Hollywood Product - Are We There Yet?
Genre: Family road trip comedy
Opens: Fri., Jan. 21
The pitch: Child-hating bachelor Nick (Ice Cube) tries to curry favor with hot single mom Suzanne (Nia Long) by driving her hostile offspring, Lindsey (Aleisha Allen) and Kevin (Philip Bolden), from Portland to Vancouver. Cube follows the accident-prone trail that Chevy Chase blazed in the Vacation movies.
Product placement: Nick lavishes so much praise, affection and ultimately grief over his brand new, ill-fated Lincoln Navigator that Are We There Yet? feels more like the tragic love story of a man and his ride.
Money shots: Airport security piles on Nick when Kevin slips a corkscrew in his pocket. Nick trades punches with a panicky deer. Nick imagines the children trussed to the hood of his car like hunting trophies. Nick tries to catch the kids on a freight train by riding a horse. (Yup, it's Ice Cube on horseback.)
Hit singles: When Nick and Lindsey battle over the car stereo, 50 Cent's "What Up Gangsta" loses out to Hampton the Hamster's "Hamster Dance Song." Lindsey brings a crazed kid party under control by karaoke-singing Aretha Franklin's "Respect."
Cameos: Nichelle "Lt. Uhura" Nichols plays the kids' elderly sitter, Miss Mabel, who leers at Nick. "Saturday Night Live's" Tracy Morgan provides the voice of Nick's creepy Satchel Paige bopple-head dashboard doll, who leers at Long, speaks for Nick's bad side and never makes us laugh.
Gross-outs: Kevin accidentally pees on a loud woman in a ladies' room. Kevin projectile-vomits across the Navigator's windshield. Miss Mabel farts in her sleep. And this movie's rated PG?
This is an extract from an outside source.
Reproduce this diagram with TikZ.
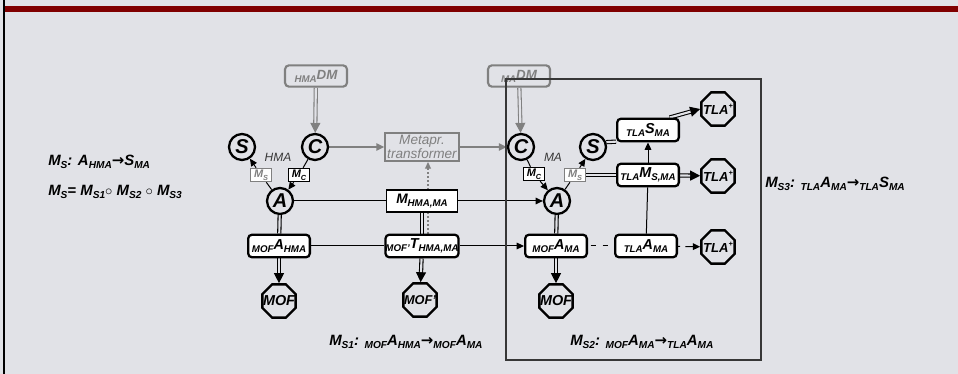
\documentclass[tikz,border=0pt]{standalone}
\usepackage{fontspec}
\setmainfont{Liberation Sans}
\newfontfamily\dvs{DejaVu Sans}
\usetikzlibrary{arrows.meta,shapes.geometric}
\definecolor{bgc}{RGB}{225,226,231}
\definecolor{grayc}{RGB}{128,128,128}
\definecolor{barc}{RGB}{128,0,0}
\definecolor{darkc}{RGB}{55,55,55}
\pgfdeclarelayer{back}
\pgfdeclarelayer{conn}
\pgfsetlayers{back,conn,main}
\newcommand\ls[1]{\raisebox{-0.45ex}{\fontsize{7.3}{7}\selectfont #1}}
\newcommand\lf[1]{\raisebox{-0.45ex}{\fontsize{7.6}{7}\selectfont #1}}
\newcommand\lss[1]{\raisebox{-0.45ex}{\fontsize{5.5}{6}\selectfont #1}}
\newcommand\rarr{{\dvs\bfseries\upshape →}}
\newcommand\dblarrow[3]{%
  \draw[#1, line width=0.8pt, -{Triangle[length=7.5pt,width=7.5pt]}] (#2) -- (#3);
  \draw[#1, line width=0.8pt, double=bgc, double distance=1.6pt, shorten >=7.5pt] (#2) -- (#3);}
\newcommand\dblline[3]{%
  \draw[#1, line width=0.8pt, double=bgc, double distance=1.6pt] (#2) -- (#3);}
\tikzset{
  every node/.style={inner sep=0pt},
  circ/.style={circle, draw, line width=1.7pt, minimum size=19.5pt, font=\fontsize{15}{15}\selectfont\bfseries\itshape},
  rbox/.style={draw, fill=white, rounded corners=3pt, line width=1.7pt, minimum width=46.3pt, minimum height=17pt, font=\fontsize{10.8}{11}\selectfont\bfseries\itshape},
  sqbox/.style={draw, fill=white, line width=0.8pt, minimum width=53.5pt, minimum height=16.5pt, font=\fontsize{10.3}{11}\selectfont\bfseries\itshape},
  smbox/.style={draw, fill=white, line width=0.9pt, minimum width=15.5pt, minimum height=10pt, font=\fontsize{8.2}{8}\selectfont\bfseries\itshape},
  gsmbox/.style={smbox, draw=grayc, text=grayc},
  oct/.style={regular polygon, regular polygon sides=8, draw, line width=1.8pt, minimum size=27pt},
  otxt/.style={font=\fontsize{10.8}{11}\selectfont\bfseries\itshape},
  dmbox/.style={draw=grayc, rounded corners=3pt, line width=1.6pt, minimum width=46.5pt, minimum height=16pt, text=grayc, font=\fontsize{10}{10}\selectfont\bfseries\itshape},
  metabox/.style={draw=grayc, line width=1.6pt, minimum width=55pt, minimum height=21pt, text=grayc, align=center, font=\fontsize{10.2}{10.5}\selectfont\itshape},
  lbl/.style={text=darkc, font=\fontsize{9}{9}\selectfont\itshape},
  frm/.style={anchor=west, font=\fontsize{11.2}{12}\selectfont\bfseries\itshape},
  arr/.style={line width=0.75pt, -{Triangle[length=5.5pt,width=5pt]}},
  garr/.style={grayc, line width=1.1pt, -{Triangle[length=6pt,width=5.5pt]}},
  ln/.style={line width=0.75pt},
}
\begin{document}
\begin{tikzpicture}[x=0.75pt,y=-0.75pt]
\begin{pgfonlayer}{back}
\fill[bgc] (0,0) rectangle (958,374);
\end{pgfonlayer}
\useasboundingbox (0,0) rectangle (958,374);
\fill[barc] (3,6) rectangle (958,12);
\draw[black, line width=1.4pt] (4,0) -- (4,374);

% left part
\node[dmbox] (hdm) at (316,76) {\ls{HMA}DM};
\node[circ] (Cl) at (315,147) {C};
\node[circ] (Sl) at (242,147) {S};
\node[circ] (Al) at (280,201) {A};
\node[smbox] (McL) at (299,175) {M\lss{C}};
\node[gsmbox] (MsL) at (261,175) {M\lss{S}};
\node[lbl] (hma) at (278,157) {HMA};
\node[metabox] (meta) at (422,147) {Metapr.\\transformer};
\node[sqbox] (mb) at (422,201) {M\ls{HMA,MA}};
\node[rbox] (tb) at (422,246) {\ls{MOF'}T\ls{HMA,MA}};
\node[rbox] (mah) at (279,246) {\ls{MOF}A\ls{HMA}};
\node[oct] (mof1) at (279,301) {};
\node[otxt] at (mof1) {MOF};
\node[oct] (mof2) at (420,300) {};
\node[otxt, font=\fontsize{9.6}{10}\selectfont\bfseries\itshape] at (mof2) {MOF'};
\coordinate (dotx) at (428,0);

% right part
\node[dmbox] (mdm) at (519,76) {\ls{MA}DM};
\node[circ] (Cr) at (521,147) {C};
\node[circ] (Ar) at (557,201) {A};
\node[circ] (Sr) at (593,147) {S};
\node[smbox] (McR) at (534,174) {M\lss{C}};
\node[gsmbox] (MsR) at (575,175) {M\lss{S}};
\node[lbl] (ma) at (553,157) {MA};
\node[rbox] (mam) at (556,246) {\ls{MOF}A\ls{MA}};
\node[oct] (mof3) at (556,301) {};
\node[otxt] at (mof3) {MOF};
\node[rbox] (tam) at (646,246) {\ls{TLA}A\ls{MA}};
\node[rbox] (tms) at (648,175) {\ls{TLA}M\ls{S,MA}};
\node[rbox] (tsm) at (648,130) {\ls{TLA}S\ls{MA}};
\node[oct] (tla1) at (718,109) {};
\node[otxt, font=\fontsize{9.8}{10}\selectfont\bfseries\itshape] at (tla1) {TLA\raisebox{0.9ex}{\fontsize{5.5}{5}\selectfont +}};
\node[oct] (tla2) at (718,176) {};
\node[otxt, font=\fontsize{9.8}{10}\selectfont\bfseries\itshape] at (tla2) {TLA\raisebox{0.9ex}{\fontsize{5.5}{5}\selectfont +}};
\node[oct] (tla3) at (718,247) {};
\node[otxt, font=\fontsize{9.8}{10}\selectfont\bfseries\itshape] at (tla3) {TLA\raisebox{0.9ex}{\fontsize{5.5}{5}\selectfont +}};

% formulas
\node[frm] (f1) at (48,162) {M\lf{S}: A\lf{HMA}\rarr S\lf{MA}};
\node[frm] (f2) at (48,192) {M\lf{S}= M\lf{S1}$\circ$ M\lf{S2} $\circ$ M\lf{S3}};
\node[frm] (f3) at (329,342) {M\lf{S1}: \lf{MOF}A\lf{HMA}\rarr\lf{MOF}A\lf{MA}};
\node[frm] (f4) at (570,342) {M\lf{S2}: \lf{MOF}A\lf{MA}\rarr\lf{TLA}A\lf{MA}};
\node[frm] (f5) at (765,184) {M\lf{S3}: \lf{TLA}A\lf{MA}\rarr\lf{TLA}S\lf{MA}};

\begin{pgfonlayer}{conn}
% gray
\dblarrow{grayc}{hdm}{Cl}
\dblarrow{grayc}{mdm}{Cr}
\draw[garr] (Cl) -- (meta);
\draw[garr] (meta) -- (Cr);
\draw[grayc, line width=1pt, dotted, -{Triangle[length=5pt,width=4.5pt]}] (tb.north -| dotx) -- (meta.south -| dotx);
% left morphisms
\draw[ln] (Cl) -- (McL);
\draw[arr] (McL) -- (Al);
\draw[ln] (Al) -- (MsL);
\draw[arr] (MsL) -- (Sl);
\draw[ln] (Al) -- (mb);
\draw[arr] (mb) -- (Ar);
\dblline{black}{mb}{tb}
\dblline{black}{Al}{mah}
\dblarrow{black}{mah}{mof1}
\draw[ln] (mah) -- (tb);
\dblarrow{black}{tb}{mof2}
\draw[arr] (tb) -- (mam);
% right morphisms
\draw[ln] (Cr) -- (McR);
\draw[arr] (McR) -- (Ar);
\draw[ln] (Ar) -- (MsR);
\draw[arr] (MsR) -- (Sr);
\dblline{black}{Ar}{mam}
\dblarrow{black}{mam}{mof3}
\draw[ln, dash pattern=on 4pt off 5pt, dash phase=-2pt] (mam) -- (tam);
\draw[arr, dash pattern=on 1.5pt off 4pt on 30pt] (tam) -- (tla3);
\draw[ln] (tam) -- (tms);
\draw[arr] (tms) -- (tsm);
\dblarrow{black}{tms}{tla2}
\dblarrow{black}{tsm.30}{tla1.west}
\dblline{black}{Sr.20}{tsm.200}
\dblline{black}{MsR}{tms}
\end{pgfonlayer}

% frame
\draw[darkc, line width=1.1pt] (506,79) rectangle (761,360);
\end{tikzpicture}
\end{document}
Fashion statements: Nick takes such pride over his silver "blingage" that when he gives his neck chains to the kids, you know he's reformed his kid-hating ways.
The bottom line: Ice Cube somehow commands two comedy franchises (the Friday and Barbershop films) despite hardly ever doing anything funny. Are We There Yet? amusingly plays off Cube's crabby demeanor, but for every laugh, there's a lame joke or a shameless bid for sentiment, like milking one of Kevin's asthma attacks for suspense. Rather than ask are we there yet, just stay home.